Exercise objective – Give all the lines below again, exactly, with no pictures.
── Data block
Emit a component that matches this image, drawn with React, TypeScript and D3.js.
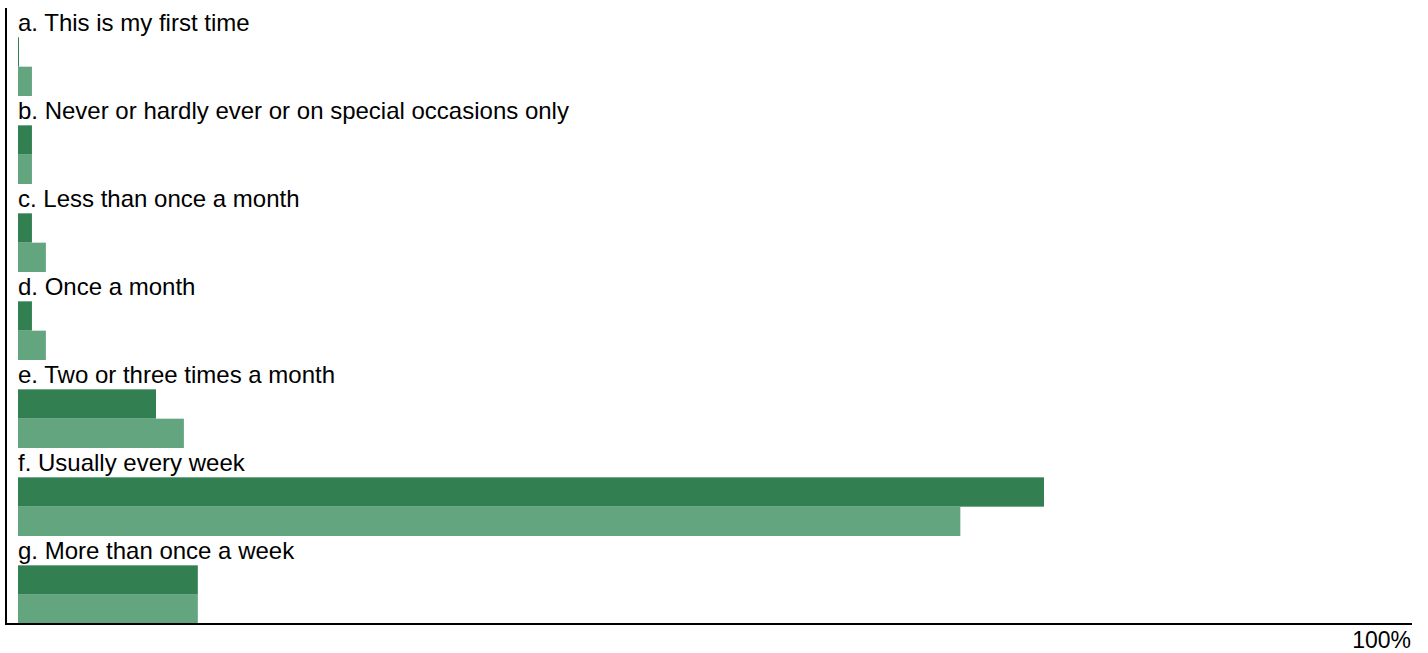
import React from "react";
import * as d3 from "d3";

const categories = [
  "a. This is my first time",
  "b. Never or hardly ever or on special occasions only",
  "c. Less than once a month",
  "d. Once a month",
  "e. Two or three times a month",
  "f. Usually every week",
  "g. More than once a week",
];
const seriesDark = [0, 1.0, 1.0, 1.0, 9.9, 73.6, 12.9];
const seriesLight = [1.0, 1.0, 2.0, 2.0, 11.9, 67.6, 12.9];
const axisLabel = "100%";

const W = 1428;
const H = 653;
const margin = { left: 18, right: 16, top: 8, bottom: 29 };
const DARK = "#327f52";
const LIGHT = "#63a57f";
const FS = 24;

export default function App() {
  const x = d3.scaleLinear().domain([0, 100]).range([margin.left, W - margin.right]);
  const rows = d3
    .scaleBand<string>()
    .domain(categories)
    .range([margin.top, H - margin.bottom]);
  const sub = d3
    .scaleBand<string>()
    .domain(["label", "dark", "light"])
    .range([0, rows.bandwidth()]);
  const bottom = H - margin.bottom;
  const axisX = margin.left - 12;

  return (
    <svg
      width={W}
      height={H}
      style={{ position: "absolute", left: 0, top: 0, fontFamily: "Liberation Sans, Arial, sans-serif" }}
    >
      {categories.map((c, i) => {
        const y0 = rows(c)!;
        const wd = x(seriesDark[i]) - x(0);
        const wl = x(seriesLight[i]) - x(0);
        return (
          <g key={c}>
            <text
              x={x(0)}
              y={y0 + sub("label")! + sub.bandwidth() / 2}
              dy="0.35em"
              fontSize={FS}
              fill="#000"
            >
              {c}
            </text>
            <rect
              x={x(0)}
              y={y0 + sub("dark")!}
              width={Math.max(wd, 1)}
              height={sub.bandwidth()}
              fill={DARK}
            />
            <rect
              x={x(0)}
              y={y0 + sub("light")!}
              width={Math.max(wl, 1)}
              height={sub.bandwidth()}
              fill={LIGHT}
            />
          </g>
        );
      })}
      <line x1={axisX} x2={axisX} y1={margin.top} y2={bottom + 1} stroke="#000" strokeWidth={2} />
      <line x1={axisX - 1} x2={x(100)} y1={bottom} y2={bottom} stroke="#000" strokeWidth={2} />
      <text x={x(100) - 1} y={bottom + 24} fontSize={23} textAnchor="end" fill="#000">
        {axisLabel}
      </text>
    </svg>
  );
}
────
Result for this exercise –
Emit a component that matches this image, drawn with React, TypeScript and D3.js.
import React from "react";
import * as d3 from "d3";

const categories = [
  "a. This is my first time",
  "b. Never or hardly ever or on special occasions only",
  "c. Less than once a month",
  "d. Once a month",
  "e. Two or three times a month",
  "f. Usually every week",
  "g. More than once a week",
];
const seriesDark = [0, 1.0, 1.0, 1.0, 9.9, 73.6, 12.9];
const seriesLight = [1.0, 1.0, 2.0, 2.0, 11.9, 67.6, 12.9];
const axisLabel = "100%";

const W = 1428;
const H = 653;
const margin = { left: 18, right: 16, top: 8, bottom: 29 };
const DARK = "#327f52";
const LIGHT = "#63a57f";
const FS = 24;

export default function App() {
  const x = d3.scaleLinear().domain([0, 100]).range([margin.left, W - margin.right]);
  const rows = d3
    .scaleBand<string>()
    .domain(categories)
    .range([margin.top, H - margin.bottom]);
  const sub = d3
    .scaleBand<string>()
    .domain(["label", "dark", "light"])
    .range([0, rows.bandwidth()]);
  const bottom = H - margin.bottom;
  const axisX = margin.left - 12;

  return (
    <svg
      width={W}
      height={H}
      style={{ position: "absolute", left: 0, top: 0, fontFamily: "Liberation Sans, Arial, sans-serif" }}
    >
      {categories.map((c, i) => {
        const y0 = rows(c)!;
        const wd = x(seriesDark[i]) - x(0);
        const wl = x(seriesLight[i]) - x(0);
        return (
          <g key={c}>
            <text
              x={x(0)}
              y={y0 + sub("label")! + sub.bandwidth() / 2}
              dy="0.35em"
              fontSize={FS}
              fill="#000"
            >
              {c}
            </text>
            <rect
              x={x(0)}
              y={y0 + sub("dark")!}
              width={Math.max(wd, 1)}
              height={sub.bandwidth()}
              fill={DARK}
            />
            <rect
              x={x(0)}
              y={y0 + sub("light")!}
              width={Math.max(wl, 1)}
              height={sub.bandwidth()}
              fill={LIGHT}
            />
          </g>
        );
      })}
      <line x1={axisX} x2={axisX} y1={margin.top} y2={bottom + 1} stroke="#000" strokeWidth={2} />
      <line x1={axisX - 1} x2={x(100)} y1={bottom} y2={bottom} stroke="#000" strokeWidth={2} />
      <text x={x(100) - 1} y={bottom + 24} fontSize={23} textAnchor="end" fill="#000">
        {axisLabel}
      </text>
    </svg>
  );
}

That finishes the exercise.